Approximate Nearest Neighbor
Definition
Approximate Nearest Neighbor (ANN) search is a family of algorithms that find the k most similar vectors to a query vector quickly by trading a small degree of accuracy for dramatic speed improvements. Exact nearest neighbor search requires comparing the query against every vector in the database — computationally feasible for small collections but prohibitively slow at millions or billions of vectors. ANN algorithms like HNSW (Hierarchical Navigable Small World), IVF (Inverted File Index), and LSH (Locality-Sensitive Hashing) organize vectors in index structures that enable O(log n) or near-constant time search, finding the true nearest neighbors with high probability (typically 95-99% recall) without exhaustive comparison.
Why It Matters
ANN is what makes vector search practical at production scale. Without ANN, a RAG system with a million knowledge base chunks would need to compute a million cosine similarity calculations for every user query — adding seconds of latency per request. With ANN, the same search completes in milliseconds. The tradeoff is that ANN may occasionally miss the single most similar vector, returning the second or third most similar instead. In practice, for RAG applications where multiple chunks are retrieved (top-5 or top-10), this approximation error rarely impacts final answer quality.
How It Works
ANN algorithms work by pre-building an index structure during the data loading phase. HNSW (the most widely used) constructs a layered graph where each node has connections to nearby nodes. Search navigates this graph starting from an entry point, following edges toward neighbors progressively closer to the query vector. The algorithm terminates when it cannot find a closer neighbor among the current node's connections. Index construction is computationally intensive (done once during indexing), while search is extremely fast (done at query time). Parameters like efConstruction (index build quality) and ef (search quality) tune the accuracy-speed tradeoff.

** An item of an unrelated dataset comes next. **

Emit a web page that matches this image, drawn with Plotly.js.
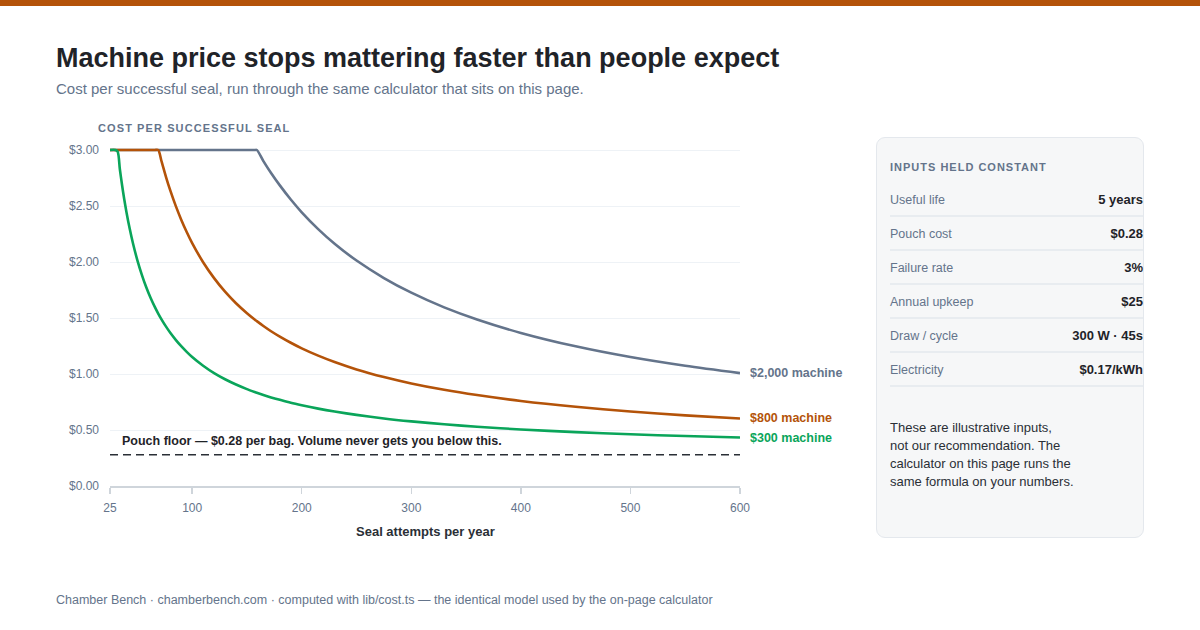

Approximate Nearest Neighbor — Speed vs Accuracy
Exact Search
ANN (HNSW / IVF)
ANN result annotation
ANN error distance is typically negligible for semantic search — the approximate result is semantically equivalent.
Real-World Example
A 99helpers customer's RAG system initially uses exact nearest neighbor search on their 50,000-chunk knowledge base. Query latency averages 340ms — too slow for a real-time chat experience. After switching to an HNSW index with ANN search, query latency drops to 8ms with 97% recall (the HNSW search finds the true top-5 results 97% of the time). The 3% accuracy loss has no measurable impact on final answer quality because the missed cases are near-ties where the second-best result is nearly as good.
Common Mistakes
- ✕Confusing ANN recall rate with RAG answer accuracy — 99% ANN recall means 99% of true nearest neighbors are found; it does not mean 99% of answers are correct
- ✕Over-optimizing for ANN speed at the expense of recall — for RAG applications, a few extra milliseconds for higher recall is usually the right tradeoff
- ✕Not rebuilding the ANN index as new documents are added — most ANN indexes require periodic rebuilding as the collection grows to maintain search quality
Related Terms
Vector Database
A vector database is a purpose-built data store optimized for storing, indexing, and querying high-dimensional numerical vectors (embeddings), enabling fast similarity search across large collections of embedded documents.
Cosine Similarity
Cosine similarity is a mathematical metric that measures the similarity between two vectors by calculating the cosine of the angle between them, producing a score from -1 to 1 where 1 indicates identical direction and is widely used in RAG and semantic search.
Dense Retrieval
Dense retrieval is a retrieval approach that encodes both queries and documents into dense embedding vectors and finds relevant documents by computing vector similarity, enabling semantic matching beyond exact keyword overlap.
Indexing Pipeline
An indexing pipeline is the offline data processing workflow that transforms raw documents into searchable vector embeddings, running during knowledge base setup and when content is updated.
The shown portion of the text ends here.